Lors des négociations avec les Palestiniens, Israël n’a jamais exigé l’annexion d’aucune de ces petites colonies isolées, qui ont été établies au cœur de la zone densément peuplée des Palestiniens. Ariel Sharon a cherché à évacuer certaines d’entre elles dans le cadre du plan de désengagement en 2005, afin de créer un continuum territorial palestinien qui permettrait à l’Autorité palestinienne de gouverner plus facilement la Cisjordanie, même sans accord de paix.

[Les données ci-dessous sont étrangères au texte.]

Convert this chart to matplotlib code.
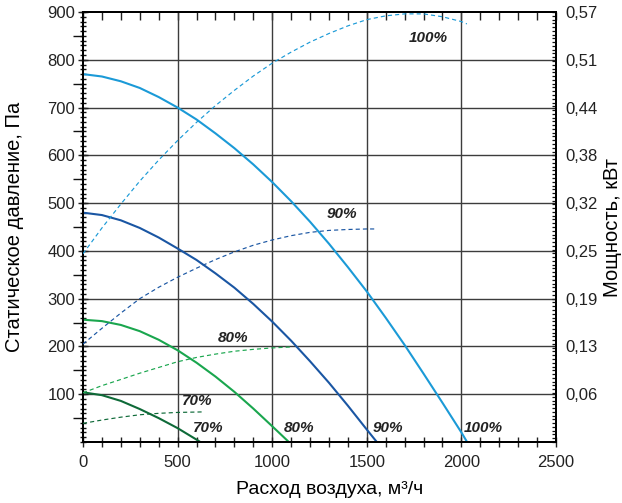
import matplotlib
matplotlib.use("Agg")
import matplotlib.pyplot as plt
from matplotlib.ticker import MultipleLocator, FixedLocator, NullFormatter

plt.rcParams.update({"font.family": ["Liberation Sans", "DejaVu Sans"], "font.size": 12,
                     "text.color": "#222222", "xtick.color": "#222222", "ytick.color": "#222222"})

# static pressure curves: flow (m3/h) -> Pa
q100 = [0, 100, 200, 300, 400, 500, 600, 700, 800, 900, 1000, 1100, 1200, 1300, 1400,
        1500, 1600, 1700, 1800, 1900, 2000, 2030]
p100 = [770, 765, 755, 741, 722, 700, 675, 646, 615, 581, 544, 504, 461, 415, 366,
        315, 260, 203, 143, 82, 20, 0]
q90 = [0, 100, 200, 300, 400, 500, 600, 700, 800, 900, 1000, 1100, 1200, 1300, 1400, 1500, 1553]
p90 = [480, 475, 464, 448, 428, 405, 381, 353, 323, 289, 252, 212, 169, 124, 76, 26, 0]
q80 = [0, 100, 200, 300, 400, 500, 600, 700, 800, 900, 1000, 1088]
p80 = [256, 253, 245, 232, 214, 192, 166, 137, 105, 70, 33, 0]
q70 = [0, 100, 200, 300, 400, 500, 600, 620]
p70 = [104, 98, 86, 69, 50, 29, 5, 0]

# power curves: flow (m3/h) -> kW
w100_q = [0, 100, 200, 300, 400, 500, 600, 700, 800, 900, 1000, 1100, 1200, 1300, 1400,
          1500, 1600, 1700, 1800, 1900, 2000, 2029]
w100 = [0.2495, 0.2837, 0.3154, 0.3458, 0.3737, 0.3996, 0.4237, 0.4459, 0.4661, 0.4851,
        0.5022, 0.5168, 0.5301, 0.5415, 0.5516, 0.5599, 0.5649, 0.5675, 0.5675, 0.5637,
        0.5573, 0.5542]
w90_q = [0, 100, 200, 300, 400, 500, 600, 700, 800, 900, 1000, 1100, 1200, 1300, 1400, 1500, 1553]
w90 = [0.1298, 0.1507, 0.1709, 0.1900, 0.2051, 0.2184, 0.2304, 0.2418, 0.2520, 0.2608,
       0.2678, 0.2735, 0.2779, 0.2805, 0.2817, 0.2824, 0.2824]
w80_q = [0, 100, 200, 300, 400, 500, 600, 700, 800, 900, 1000, 1100]
w80 = [0.0652, 0.0747, 0.0829, 0.0912, 0.0988, 0.1064, 0.1121, 0.1165, 0.1203, 0.1228,
       0.1247, 0.1260]
w70_q = [0, 100, 200, 300, 400, 500, 636]
w70 = [0.0247, 0.0291, 0.0329, 0.0361, 0.0380, 0.0392, 0.0399]

colors = {"100": "#1b9ad7", "90": "#1a56a3", "80": "#1aa64e", "70": "#0e6a38"}
kw_ticks = [0.06, 0.13, 0.19, 0.25, 0.32, 0.38, 0.44, 0.51, 0.57]

fig = plt.figure(figsize=(6.22, 5.03), dpi=100)
ax = fig.add_axes([83 / 622, 61 / 503, 473 / 622, 430 / 503])
ax2 = ax.twinx()

ax.set_xlim(0, 2500)
ax.set_ylim(0, 900)
ax2.set_ylim(0, 0.57)

# grid
for x in [500, 1000, 1500, 2000]:
    ax.axvline(x, color="#3c3c3c", lw=1.0, zorder=1)
for y in range(100, 900, 100):
    ax.axhline(y, color="#3c3c3c", lw=1.0, zorder=1)

for q, p, k in [(q100, p100, "100"), (q90, p90, "90"), (q80, p80, "80"), (q70, p70, "70")]:
    ax.plot(q, p, color=colors[k], lw=1.5, zorder=3, solid_capstyle="butt")
for q, w, k in [(w100_q, w100, "100"), (w90_q, w90, "90"), (w80_q, w80, "80"), (w70_q, w70, "70")]:
    ax2.plot(q, w, color=colors[k], lw=0.85, dashes=(3.5, 2.6), zorder=3)

lab = dict(fontsize=11, fontweight="bold", fontstyle="italic", color="#222222",
           ha="center", va="center", zorder=4)
ax.text(1823, 846, "100%", **lab)
ax.text(1369, 477, "90%", **lab)
ax.text(793, 217, "80%", **lab)
ax.text(602, 85, "70%", **lab)
ax.text(661, 29, "70%", **lab)
ax.text(1142, 29, "80%", **lab)
ax.text(1612, 29, "90%", **lab)
ax.text(2115, 29, "100%", **lab)

# x ticks: bottom crossing the spine, top pointing inward
ax.xaxis.set_major_locator(MultipleLocator(500))
ax.xaxis.set_minor_locator(MultipleLocator(100))
ax.tick_params(axis="x", which="both", direction="inout", length=6.5, width=1, top=False,
               labelsize=12, pad=6)
top = ax.secondary_xaxis("top")
top.xaxis.set_major_locator(MultipleLocator(100))
top.tick_params(direction="in", length=5.5, width=1, labeltop=False)

# left y ticks: labels every 100, comb every 10, longer marks at 50s
ax.yaxis.set_major_locator(FixedLocator(list(range(100, 1000, 100))))
ax.tick_params(axis="y", which="major", direction="inout", length=7, width=1, labelsize=12, pad=2)
comb = ax.secondary_yaxis("left")
comb.yaxis.set_major_locator(MultipleLocator(10))
comb.yaxis.set_major_formatter(NullFormatter())
comb.tick_params(direction="inout", length=5, width=1.0, color="#111111")
half = ax.secondary_yaxis("left")
half.yaxis.set_major_locator(FixedLocator(list(range(50, 900, 100))))
half.yaxis.set_major_formatter(NullFormatter())
half.tick_params(direction="out", length=7, width=1.0, color="#111111")

# right y ticks (kW)
ax2.yaxis.set_major_locator(FixedLocator([0.57 * k / 9 for k in range(1, 10)]))
ax2.set_yticklabels([f"{v:.2f}".replace(".", ",") for v in kw_ticks])
ax2.tick_params(axis="y", which="major", direction="in", length=3, width=0.8, labelsize=12, pad=7)
rcomb = ax2.secondary_yaxis("right")
rcomb.yaxis.set_major_locator(MultipleLocator(0.005))
rcomb.yaxis.set_major_formatter(NullFormatter())
rcomb.tick_params(direction="in", length=3, width=0.9, color="#111111")

for a in (ax, ax2, top, comb, half, rcomb):
    for s in a.spines.values():
        s.set_linewidth(1.4)

ax.set_xlabel("Расход воздуха, м³/ч", fontsize=14)
ax.xaxis.set_label_coords(0.522, -0.09)
ax.set_ylabel("Статическое давление, Па", fontsize=14.5)
ax.yaxis.set_label_coords(-0.125, 0.5)
ax2.set_ylabel("Мощность, кВт", fontsize=14.5)
ax2.yaxis.set_label_coords(1.099, 0.5)

fig.savefig("out.png", dpi=100)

Les principaux points de la politique du « sionisme religieux » ont été décrits dans une interview accordée par Smutrich à Arutz 7 en septembre 2017, dans laquelle il soulignait notamment que son programme est « le seul programme qui n’est pas prêt à admettre un collectif arabe désireux de réaliser des aspirations nationales ici en Israël… Par conséquent, il ne doit pas y avoir de collectif arabe ici… Quiconque pense qu’il va rester ici et continuer à saper notre existence et notre identité juive rencontrera des forces israéliennes déterminées. Après la décision consciente viendra aussi la décision militaire… Je veux recréer ce qui s’est passé en 1947 des deux côtés de la Ligne verte… la seule façon de protéger le seul État juif au monde est de couper l’espoir de l’autre côté« .

Le Premier ministre Naftali Bennett doit faire une déclaration claire contre la minorité violente, donner des instructions aux forces de sécurité pour agir en conséquence et, surtout, veiller à ce que la directive soit appliquée. Et le ministre de la Défense, qui a écrit dans sa lettre que « nous ne devons pas, en tant que société, permettre à des individus cherchant à répandre le feu de la haine entre nous et nos voisins de donner le ton« , de s’assurer que les Forces de Défense Israéliennes ne permettent pas à une minorité violente de réussir dans ses activités. Il faut s’assurer que la présence des FDI lors d’événements se traduit par un engagement actif dans la prévention et l’arrestation des personnes impliquées, en coopération avec la police et le Shin Bet. La Knesset et le public israélien sont confrontés à un plus grand défi : ils doivent reconnaître les conséquences désastreuses du programme du « sionisme religieux » et des déclarations de ses dirigeants, qui créent une atmosphère encourageant les comportements violents, et les exclure du système politique israélien.